The set up to the race, in which the world’s most illustrious and well-heeled Arabian thoroughbreds race 3,000 miles across a desert thick with dust storms, quicksand, and searing heat, is sacrificed for some passable special effects and pointless interplay between characters. Hopkins (Mortensen), born of a white father and an Sioux mother, sinks in a sea of guilt and booze after he unknowingly delivers the dispatch ordering the infamous massacre at Wounded Knee, and great pains are made by director Joe Johnston (Jumanji, Jurassic Park III) to drive that point home.
   Hopkins and Hidalgo take up as performers with Buffalo Bill’s Wild West Show, which touts the pair as the greatest long-distance racing team in the world. The title irritates the Sheik Riyadh (Sharif), who hosts the Ocean of Fire race across the Arabian Desert, and he challenges Hopkins and his pony to enter the contest — the first time a low-bred horse and a foreign rider are allowed to compete in the centuries-old race.

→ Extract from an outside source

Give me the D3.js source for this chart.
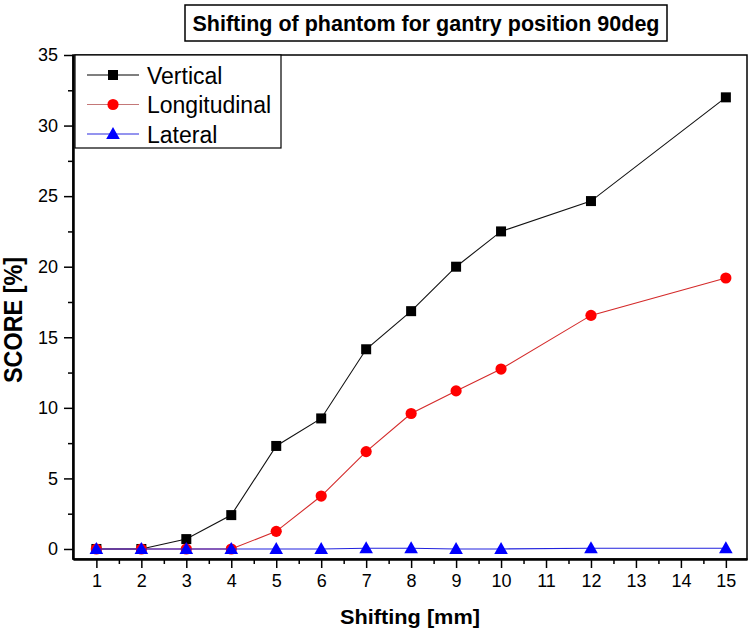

   Along the way Hopkins encounters the sheik’s daughter (Zuleikha Robinson), who develops a bit of a thing for the rugged American cowboy, and an English blue-blood, Lady Davenport (Louise Lombard), who’s willing to carry out any underhanded scheme possible to insure victory for her prize mare.
   Mortensen, who tends to come off as a cool, reserved type in all his roles, doesn’t change tacks for Hidalgo. He’s quiet and brooding, but when a man of few words talks, those words should at least be a little interesting. Without a sharp dialogue or more than the occasional “Don’t mess with my horse,” he doesn’t really make for a character you believe or can root for.
   Sharif, as always, pulls off the role of mysterious, foreign aristocracy admirably, but his character is written so poorly he can hardly make it work. Somehow, writer John Fusco would have us believe that the ruler of a brutal Islamic land in the 1800s could be a forward-thinking borderline feminist. Or that his daughter, whose face could never be shown to a man other than her father or husband under penalty of death, would bare herself to an American, even if he had won a horserace.
   In the end, Hidalgo completely lacks the nobility, statue, and credibility due such an amazing story, even if it is an old man’s folly. This is a lame nag of a movie that should have been put down long before it hit theaters.